By Megan Brooks

(Reuters Health) – For morbidly obese patients having knee replacement surgery, losing at least 20 pounds beforehand leads to shorter hospital stays and lower odds of being discharged to a facility, a new study has found.

Surgeons often require or strongly suggest that morbidly obese patients lose weight before total knee arthroplasty (TKA), or knee replacement. “Many people are told to lose five or 10 pounds before the surgery but we don’t actually know how much weight you have to lose for it to lead to a meaningful improvement,” Dr. Benjamin Keeney of Geisel School of Medicine, Dartmouth College, in Hanover, New Hampshire, told Reuters Health by phone.

To investigate, he and his colleagues took a look back at 203 patients who were morbidly obese. This meant either they were 100 pounds over their ideal body weight, or their body mass index (BMI), a ratio of weight to height, was 40 or more, or it was 35 or more and they had obesity-related health conditions like high blood pressure or diabetes.

In the three months leading up to TKA, 41 percent of the patients lost at least five pounds, 29 percent lost at least 10 pounds and 14 percent lost at least 20 pounds.

When they had the surgery, 27 patients were no longer morbidly obese, although 23 of those were still severely obese (BMI between 35 and 40).

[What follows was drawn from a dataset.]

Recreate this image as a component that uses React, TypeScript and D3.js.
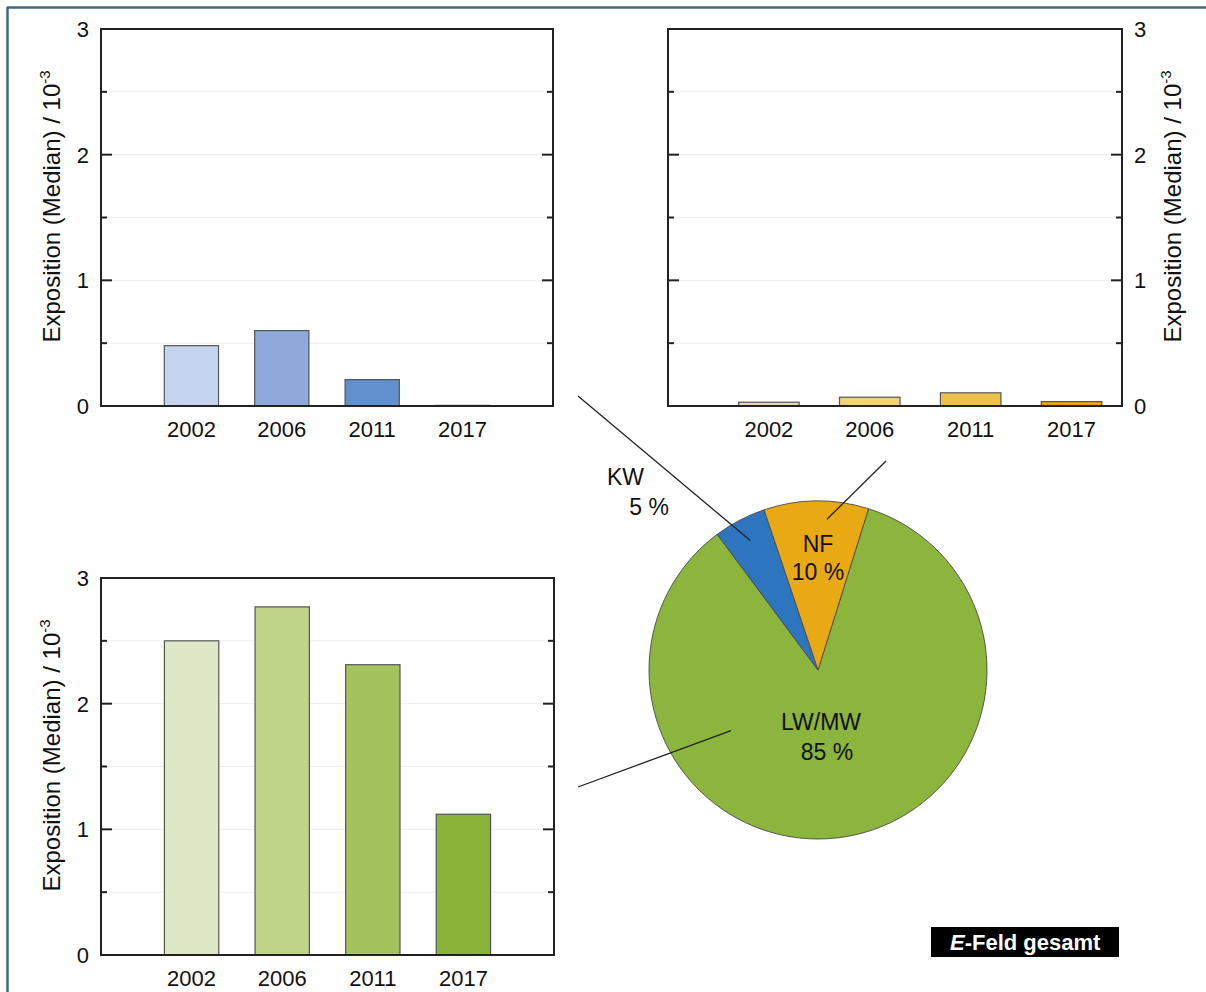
import React from 'react';
import * as d3 from 'd3';

// years shown in every bar panel
const years = ['2002', '2006', '2011', '2017'];

// Median exposition / 10^-3
const kwValues = [0.48, 0.6, 0.21, 0.005];
const nfValues = [0.03, 0.07, 0.105, 0.035];
const lwValues = [2.5, 2.77, 2.31, 1.12];

const kwColors = ['#c5d4ee', '#8eaadb', '#6090cd', '#2f6fb8'];
const nfColors = ['#ead8b6', '#f3d27c', '#eec04e', '#e2a60f'];
const lwColors = ['#dfe8c6', '#bfd389', '#a4c25e', '#8ab33a'];

const yTicks = [0, 1, 2, 3];
const yMinorTicks = [0.5, 1.5, 2.5];

// pie shares (%)
const pieNames = ['LW/MW', 'KW', 'NF'];
const pieValues = [85, 5, 10];
const pieColors = ['#8bb53c', '#2e75c0', '#e8a915'];

const FONT = '"Liberation Sans", Arial, Helvetica, sans-serif';

interface PanelProps {
  left: number;
  top: number;
  width: number;
  height: number;
  xMax: number;
  values: number[];
  colors: string[];
  side: 'left' | 'right';
}

const YLabel: React.FC<{ x: number; y: number }> = ({ x, y }) => (
  <text
    transform={`translate(${x},${y}) rotate(-90)`}
    textAnchor="middle"
    fontSize={24}
    fill="#111"
  >
    Exposition (Median) / 10
    <tspan dy={-10} fontSize={15}>-3</tspan>
  </text>
);

const Panel: React.FC<PanelProps> = ({ left, top, width, height, xMax, values, colors, side }) => {
  const x = d3.scaleLinear().domain([0, xMax]).range([left, left + width]);
  const y = d3.scaleLinear().domain([0, 3]).range([top + height, top]);
  const step = x(1) - x(0);
  const bw = step * 0.6;
  const gridVals = [...yMinorTicks, 1, 2];

  return (
    <g>
      {/* grid */}
      {gridVals.map(v => (
        <line key={'g' + v} x1={left} x2={left + width} y1={y(v)} y2={y(v)} stroke="#ececec" strokeWidth={1} />
      ))}
      {/* bars */}
      {values.map((v, i) => (
        <rect
          key={years[i]}
          x={x(i + 1) - bw / 2}
          y={y(v)}
          width={bw}
          height={Math.max(0.5, y(0) - y(v))}
          fill={colors[i]}
          stroke="#555"
          strokeWidth={1.2}
        />
      ))}
      {/* ticks inward, both sides */}
      {yTicks.map(v => (
        <g key={'t' + v}>
          <line x1={left} x2={left + 11} y1={y(v)} y2={y(v)} stroke="#222" strokeWidth={2} />
          <line x1={left + width} x2={left + width - 11} y1={y(v)} y2={y(v)} stroke="#222" strokeWidth={2} />
        </g>
      ))}
      {yMinorTicks.map(v => (
        <g key={'m' + v}>
          <line x1={left} x2={left + 6} y1={y(v)} y2={y(v)} stroke="#222" strokeWidth={2} />
          <line x1={left + width} x2={left + width - 6} y1={y(v)} y2={y(v)} stroke="#222" strokeWidth={2} />
        </g>
      ))}
      {/* frame */}
      <rect x={left} y={top} width={width} height={height} fill="none" stroke="#222" strokeWidth={2} />
      {/* tick labels */}
      {yTicks.map(v => (
        <text
          key={'l' + v}
          x={side === 'left' ? left - 12 : left + width + 12}
          y={y(v) + 8}
          textAnchor={side === 'left' ? 'end' : 'start'}
          fontSize={22}
          fill="#111"
        >
          {v}
        </text>
      ))}
      {years.map((yr, i) => (
        <text key={'x' + yr} x={x(i + 1)} y={top + height + 31} textAnchor="middle" fontSize={22} fill="#111">
          {yr}
        </text>
      ))}
      {side === 'left' ? (
        <YLabel x={60} y={top + height / 2 - 11} />
      ) : (
        <YLabel x={left + width + 59} y={top + height / 2 - 11} />
      )}
    </g>
  );
};

const App: React.FC = () => {
  const cx = 818;
  const cy = 670;
  const r = 169;
  const start = (17.4 * Math.PI) / 180;

  const pie = d3.pie<number>().sort(null).startAngle(start).endAngle(start + 2 * Math.PI);
  const arcs = pie(pieValues);
  const arc = d3.arc<d3.PieArcDatum<number>>().innerRadius(0).outerRadius(r);

  // point on pie at angle (clockwise from 12 o'clock) and radius
  const pt = (a: number, rad: number): [number, number] => [
    cx + rad * Math.sin(a),
    cy - rad * Math.cos(a),
  ];
  const mid = (d: d3.PieArcDatum<number>) => (d.startAngle + d.endAngle) / 2;

  const kwEnd = pt(mid(arcs[1]), 146);
  const nfEnd = pt(mid(arcs[2]) + 0.07, 151);
  const lwEnd = pt(mid(arcs[0]) + 1.13, 106);

  return (
    <svg
      width={1206}
      height={992}
      style={{ position: 'absolute', left: 0, top: 0, background: '#fff' }}
      fontFamily={FONT}
    >
      <rect x={0} y={0} width={1206} height={992} fill="#fff" />
      {/* frame of the figure */}
      <line x1={7} x2={1206} y1={7.5} y2={7.5} stroke="#3d6a80" strokeWidth={2.5} />
      <line x1={7.5} x2={7.5} y1={7} y2={992} stroke="#3d6a80" strokeWidth={2.5} />

      <Panel left={101} top={29} width={452} height={377} xMax={5} values={kwValues} colors={kwColors} side="left" />
      <Panel left={668} top={29} width={454} height={377} xMax={4.5} values={nfValues} colors={nfColors} side="right" />
      <Panel left={101} top={578} width={453} height={377} xMax={5} values={lwValues} colors={lwColors} side="left" />

      {/* pie */}
      <g transform={`translate(${cx},${cy})`}>
        {arcs.map((d, i) => (
          <path key={pieNames[i]} d={arc(d) || ''} fill={pieColors[i]} stroke="#4a4a4a" strokeWidth={0.9} />
        ))}
      </g>

      {/* leader lines */}
      <line x1={578} y1={396} x2={kwEnd[0]} y2={kwEnd[1]} stroke="#222" strokeWidth={1.3} />
      <line x1={886} y1={461} x2={nfEnd[0]} y2={nfEnd[1]} stroke="#222" strokeWidth={1.3} />
      <line x1={578} y1={787} x2={lwEnd[0]} y2={lwEnd[1]} stroke="#222" strokeWidth={1.3} />

      {/* pie labels */}
      <text x={607} y={485} fontSize={23} fill="#111">{pieNames[1]}</text>
      <text x={669} y={515} fontSize={23} fill="#111" textAnchor="end">{pieValues[1]} %</text>
      <text x={818} y={552} fontSize={23} fill="#111" textAnchor="middle">{pieNames[2]}</text>
      <text x={818} y={580} fontSize={23} fill="#111" textAnchor="middle">{pieValues[2]} %</text>
      <text x={821} y={730} fontSize={23} fill="#111" textAnchor="middle">{pieNames[0]}</text>
      <text x={827} y={760} fontSize={23} fill="#111" textAnchor="middle">{pieValues[0]} %</text>

      {/* title box */}
      <rect x={931} y={927} width={188} height={30} fill="#000" />
      <text x={950} y={950} fontSize={22} fontWeight="bold" fill="#fff">
        <tspan fontStyle="italic">E</tspan>-Feld gesamt
      </text>
    </svg>
  );
};

export default App;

This week at the annual meeting of the American Academy of Orthopaedic Surgeons in Las Vegas, the researchers reported that compared to patients who did not lose 20 pounds, those who did had 72 percent lower odds of being discharged to a rehab facility and 76 percent lower odds of staying in the hospital for at least four days.

There were no differences in operative time or physical function improvement. Losing five or 10 pounds did not make a difference for any outcome.

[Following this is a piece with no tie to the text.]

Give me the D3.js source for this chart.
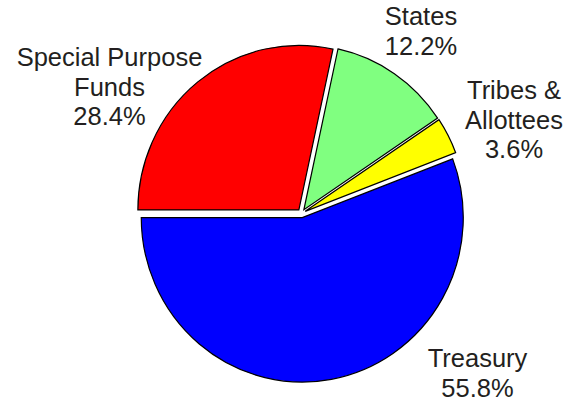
<!DOCTYPE html>
<html>
<head>
<meta charset="utf-8">
<script src="https://cdn.jsdelivr.net/npm/d3@7"></script>
<style>
  html, body { margin: 0; padding: 0; background: #fff; }
  svg { display: block; }
</style>
</head>
<body>
<div id="chart"></div>
<script>
// chart data
const categories = ['Special Purpose Funds', 'States', 'Tribes & Allottees', 'Treasury']
const shares = [28.4, 12.2, 3.6, 55.8]
const labelLines = [
  ['Special Purpose', 'Funds', '28.4%'],
  ['States', '12.2%'],
  ['Tribes &', 'Allottees', '3.6%'],
  ['Treasury', '55.8%']
]
const sliceColors = ['#ff0000', '#80ff80', '#ffff00', '#0000ff']

const width = 575
const height = 402
const cx = 301.5
const cy = 213.3
const radius = 161
const squash = 1.022 // picture is a touch taller than wide
const explode = 4.2
const fontSize = 25.5
const lineStep = 29.5

// where each label block sits (centre x, first baseline)
const labelAnchor = {
  'Special Purpose Funds': [109.5, 66],
  'States': [421, 25],
  'Tribes & Allottees': [514, 99],
  'Treasury': [477.5, 367]
}

const svg = d3.select('#chart')
  .append('svg')
  .attr('width', width)
  .attr('height', height)

const pie = d3.pie()
  .sort(null)
  .value(d => d.value)
  .startAngle(-Math.PI / 2)
  .endAngle(Math.PI * 1.5)

const arc = d3.arc()
  .innerRadius(0)
  .outerRadius(radius)

const rows = categories.map((c, i) => ({ name: c, value: shares[i], color: sliceColors[i], lines: labelLines[i] }))
const arcs = pie(rows)

const pieGroup = svg.append('g')
  .attr('transform', `translate(${cx},${cy}) scale(1,${squash})`)

pieGroup.selectAll('path')
  .data(arcs)
  .enter()
  .append('path')
  .attr('d', arc)
  .attr('transform', function (d) {
    let mid = (d.startAngle + d.endAngle) / 2
    return `translate(${explode * Math.sin(mid)},${-explode * Math.cos(mid)})`
  })
  .attr('fill', d => d.data.color)
  .attr('stroke', '#000')
  .attr('stroke-width', 1.2)
  .attr('stroke-linejoin', 'miter')

const labels = svg.append('g')
  .attr('font-family', '"Liberation Sans", Arial, sans-serif')
  .attr('font-size', fontSize)
  .attr('fill', '#231f20')
  .attr('text-anchor', 'middle')

rows.forEach(function (r) {
  let pos = labelAnchor[r.name]
  let t = labels.append('text')
    .attr('x', pos[0])
    .attr('y', pos[1])
  r.lines.forEach(function (line, j) {
    t.append('tspan')
      .attr('x', pos[0])
      .attr('y', pos[1] + j * lineStep)
      .text(line)
  })
})
</script>
</body>
</html>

Twenty pounds “is the magic number based on our evidence,” Keeney said. “This is even after accounting for age, gender, and other diagnoses besides obesity, as well as baseline physical and mental function.”

It’s also important to note, he added, that people who lost 20 pounds and had improved outcomes were still very obese at the time of surgery. Most of them gained a lot of that weight back but still that weight loss led to better outcomes.

“What this study is telling us – and it’s the first study, so we have that caveat – is that morbidly obese patients who lose at least 20 pounds before knee replacement are going to come home from the hospital faster and are much less likely to go on to be discharged to a facility,” Keeney told Reuters Health.